Это привело к разнообразным отклонениям от его старой конвенциональной формы, собирался ли поэт допустить в свое произведение собственную религиозную мысль, благодаря чему песнь получала индивидуальную выразительную силу, или же гимн и молитва сами по себе превращались в простую форму для свободного выражения глубочайших чувств человеческого "Я" перед лицом сверхчеловеческого "Ты", что происходит в лирике ионийцев и эолийцев. Дальнейший шаг, свидетельствующий о прогрессе индивидуального самоощущения и в метрополии, — это перенос гимнической поэзии из сферы божественного культа в человеческую, для прославления отдельных людей, что, как мы можем установить, происходит к концу VI века. Теперь человек сам становится предметом гимна. Естественно, это был не первый встречный, а лишь богоподобный победитель спортивных состязаний, но обмирщение гимна невозможно отрицать, и уже вполне светской была "продающаяся за деньги Муза" [73] великого современника Пиндара, поэта-виртуоза Симонида из Иулиды на Кеосе, который превратил подобные гимны в свою специальность наряду со многими другими разновидностями обычной поэзии на случай, а также Муза менее крупной фигуры — его племянника Вакхилида, состязавшегося с ним и с Пиндаром.

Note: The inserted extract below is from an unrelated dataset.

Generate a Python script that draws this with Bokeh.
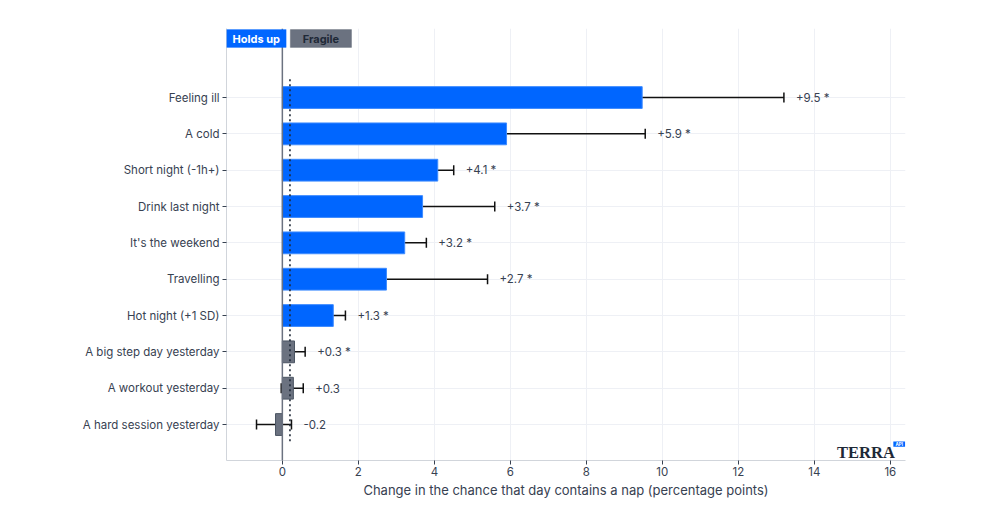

Только у Пиндара гимн в честь победителя впервые становится жанром религиозной поэзии. Рассматривая человека и победителя, борющегося за совершенство своего мужества, с точки зрения определенного нравственно-религиозного толкования жизни, исходящего из древнего аристократического восприятия агона, он становится создателем лирической поэзии неслыханной глубины человеческого содержания, которая с озаренной солнцем праздничной вершины взирает на смысл и таинственное предназначение человеческой судьбы, и нет поэта, более суверенного в своей свободе, чем этот мастер тяжеловесных мыслей, творец нового культово-эстетического жанра, самостоятельно связавший его со своим благочестием. Только в этой форме гимн человеку-победителю имеет в его глазах право на существование. Если благодаря такому изменению в содержании он вырвал этот жанр у его изобретателей, гордых своим ремесленным мастерством, и присвоил его себе, то он мог отважиться на это, лишь чувствуя свое единственно верное осознание достойных славы вещей, о которых идет здесь речь. Заставить эти вещи снова действовать среди людей в иначе устроенное и настроенное время, — этот случай был дан победным гимном, и сама новая песенная форма, одухотворенная подлинной верой в благородный идеал, только тогда обрела свою "истинную природу". Будучи весьма далек от того, чтобы усматривать в своем отношении к прославляемому победителю недостойную поэта зависимость, и тем более действительно подчиняться его желаниям, как ремесленник, Пиндар в то же время чужд и снисходительного высокомерия, — он всегда пребывает на той же высоте, что и победитель, будь то царь, аристократ или простой гражданин. Поэт и победитель для Пиндара неотделимы друг от друга, и таким образом в нем — согласно его собственному пониманию этого необычного для его эпохи отношения — обновляется исконный смысл древнейшего призвания певца, который заключался не в чем ином, как в прославлении великих подвигов [74].